• **DATASET EXTRACT**:
—————
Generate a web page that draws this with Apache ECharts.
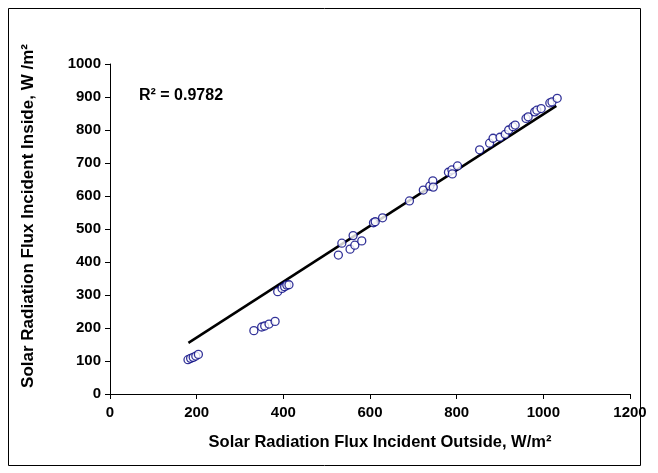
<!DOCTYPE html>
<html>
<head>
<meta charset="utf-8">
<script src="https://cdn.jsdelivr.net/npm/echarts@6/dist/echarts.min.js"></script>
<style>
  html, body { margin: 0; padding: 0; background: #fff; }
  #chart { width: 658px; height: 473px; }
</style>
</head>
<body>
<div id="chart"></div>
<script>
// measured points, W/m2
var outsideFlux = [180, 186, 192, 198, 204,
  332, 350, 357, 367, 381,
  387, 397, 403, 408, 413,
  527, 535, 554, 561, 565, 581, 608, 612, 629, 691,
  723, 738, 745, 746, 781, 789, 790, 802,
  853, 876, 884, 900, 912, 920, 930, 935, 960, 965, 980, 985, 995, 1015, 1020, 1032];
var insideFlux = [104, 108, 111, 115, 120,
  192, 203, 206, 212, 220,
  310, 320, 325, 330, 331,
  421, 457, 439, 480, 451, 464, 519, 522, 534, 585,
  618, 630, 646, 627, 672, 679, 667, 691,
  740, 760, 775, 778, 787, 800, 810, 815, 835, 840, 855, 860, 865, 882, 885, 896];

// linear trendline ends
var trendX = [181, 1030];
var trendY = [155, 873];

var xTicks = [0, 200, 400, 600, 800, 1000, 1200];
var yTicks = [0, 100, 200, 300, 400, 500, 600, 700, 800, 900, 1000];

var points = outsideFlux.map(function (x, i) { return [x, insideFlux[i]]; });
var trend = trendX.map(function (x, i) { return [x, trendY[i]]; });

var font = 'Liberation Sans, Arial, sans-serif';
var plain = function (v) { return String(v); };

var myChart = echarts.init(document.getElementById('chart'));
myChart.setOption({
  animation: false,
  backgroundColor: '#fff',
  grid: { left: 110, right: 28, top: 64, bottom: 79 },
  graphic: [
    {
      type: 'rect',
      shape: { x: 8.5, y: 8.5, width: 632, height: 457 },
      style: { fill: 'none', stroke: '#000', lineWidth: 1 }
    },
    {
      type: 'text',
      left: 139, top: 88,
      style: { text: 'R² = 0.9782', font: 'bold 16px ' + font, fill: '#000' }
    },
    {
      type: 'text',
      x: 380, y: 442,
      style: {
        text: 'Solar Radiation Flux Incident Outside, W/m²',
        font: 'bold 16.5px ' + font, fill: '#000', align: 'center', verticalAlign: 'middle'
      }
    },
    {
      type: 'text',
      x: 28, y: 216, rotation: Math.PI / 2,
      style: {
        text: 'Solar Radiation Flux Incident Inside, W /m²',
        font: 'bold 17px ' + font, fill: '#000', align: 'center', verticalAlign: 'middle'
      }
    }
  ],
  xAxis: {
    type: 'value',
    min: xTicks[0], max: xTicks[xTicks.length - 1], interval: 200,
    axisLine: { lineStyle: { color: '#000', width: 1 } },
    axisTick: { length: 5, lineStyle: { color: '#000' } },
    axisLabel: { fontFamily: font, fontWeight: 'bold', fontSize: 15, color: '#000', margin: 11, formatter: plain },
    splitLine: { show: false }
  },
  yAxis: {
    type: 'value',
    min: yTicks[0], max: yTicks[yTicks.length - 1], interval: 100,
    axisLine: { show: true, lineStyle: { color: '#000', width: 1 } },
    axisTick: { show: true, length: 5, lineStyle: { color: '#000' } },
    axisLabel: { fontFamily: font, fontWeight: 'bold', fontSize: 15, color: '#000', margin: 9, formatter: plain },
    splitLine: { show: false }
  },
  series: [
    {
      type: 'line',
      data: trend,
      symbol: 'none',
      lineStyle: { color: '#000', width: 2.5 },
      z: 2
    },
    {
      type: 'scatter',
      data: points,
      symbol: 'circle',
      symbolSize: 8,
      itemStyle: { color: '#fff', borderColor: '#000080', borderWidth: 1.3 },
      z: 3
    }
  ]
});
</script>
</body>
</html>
—————
• **WRITTEN PROBLEM**: Leave out the pictures and reproduce the rest of the listing exactly.

• **RESPONSE BELOW**:
Generate a web page that draws this with Apache ECharts.
<!DOCTYPE html>
<html>
<head>
<meta charset="utf-8">
<script src="https://cdn.jsdelivr.net/npm/echarts@6/dist/echarts.min.js"></script>
<style>
  html, body { margin: 0; padding: 0; background: #fff; }
  #chart { width: 658px; height: 473px; }
</style>
</head>
<body>
<div id="chart"></div>
<script>
// measured points, W/m2
var outsideFlux = [180, 186, 192, 198, 204,
  332, 350, 357, 367, 381,
  387, 397, 403, 408, 413,
  527, 535, 554, 561, 565, 581, 608, 612, 629, 691,
  723, 738, 745, 746, 781, 789, 790, 802,
  853, 876, 884, 900, 912, 920, 930, 935, 960, 965, 980, 985, 995, 1015, 1020, 1032];
var insideFlux = [104, 108, 111, 115, 120,
  192, 203, 206, 212, 220,
  310, 320, 325, 330, 331,
  421, 457, 439, 480, 451, 464, 519, 522, 534, 585,
  618, 630, 646, 627, 672, 679, 667, 691,
  740, 760, 775, 778, 787, 800, 810, 815, 835, 840, 855, 860, 865, 882, 885, 896];

// linear trendline ends
var trendX = [181, 1030];
var trendY = [155, 873];

var xTicks = [0, 200, 400, 600, 800, 1000, 1200];
var yTicks = [0, 100, 200, 300, 400, 500, 600, 700, 800, 900, 1000];

var points = outsideFlux.map(function (x, i) { return [x, insideFlux[i]]; });
var trend = trendX.map(function (x, i) { return [x, trendY[i]]; });

var font = 'Liberation Sans, Arial, sans-serif';
var plain = function (v) { return String(v); };

var myChart = echarts.init(document.getElementById('chart'));
myChart.setOption({
  animation: false,
  backgroundColor: '#fff',
  grid: { left: 110, right: 28, top: 64, bottom: 79 },
  graphic: [
    {
      type: 'rect',
      shape: { x: 8.5, y: 8.5, width: 632, height: 457 },
      style: { fill: 'none', stroke: '#000', lineWidth: 1 }
    },
    {
      type: 'text',
      left: 139, top: 88,
      style: { text: 'R² = 0.9782', font: 'bold 16px ' + font, fill: '#000' }
    },
    {
      type: 'text',
      x: 380, y: 442,
      style: {
        text: 'Solar Radiation Flux Incident Outside, W/m²',
        font: 'bold 16.5px ' + font, fill: '#000', align: 'center', verticalAlign: 'middle'
      }
    },
    {
      type: 'text',
      x: 28, y: 216, rotation: Math.PI / 2,
      style: {
        text: 'Solar Radiation Flux Incident Inside, W /m²',
        font: 'bold 17px ' + font, fill: '#000', align: 'center', verticalAlign: 'middle'
      }
    }
  ],
  xAxis: {
    type: 'value',
    min: xTicks[0], max: xTicks[xTicks.length - 1], interval: 200,
    axisLine: { lineStyle: { color: '#000', width: 1 } },
    axisTick: { length: 5, lineStyle: { color: '#000' } },
    axisLabel: { fontFamily: font, fontWeight: 'bold', fontSize: 15, color: '#000', margin: 11, formatter: plain },
    splitLine: { show: false }
  },
  yAxis: {
    type: 'value',
    min: yTicks[0], max: yTicks[yTicks.length - 1], interval: 100,
    axisLine: { show: true, lineStyle: { color: '#000', width: 1 } },
    axisTick: { show: true, length: 5, lineStyle: { color: '#000' } },
    axisLabel: { fontFamily: font, fontWeight: 'bold', fontSize: 15, color: '#000', margin: 9, formatter: plain },
    splitLine: { show: false }
  },
  series: [
    {
      type: 'line',
      data: trend,
      symbol: 'none',
      lineStyle: { color: '#000', width: 2.5 },
      z: 2
    },
    {
      type: 'scatter',
      data: points,
      symbol: 'circle',
      symbolSize: 8,
      itemStyle: { color: '#fff', borderColor: '#000080', borderWidth: 1.3 },
      z: 3
    }
  ]
});
</script>
</body>
</html>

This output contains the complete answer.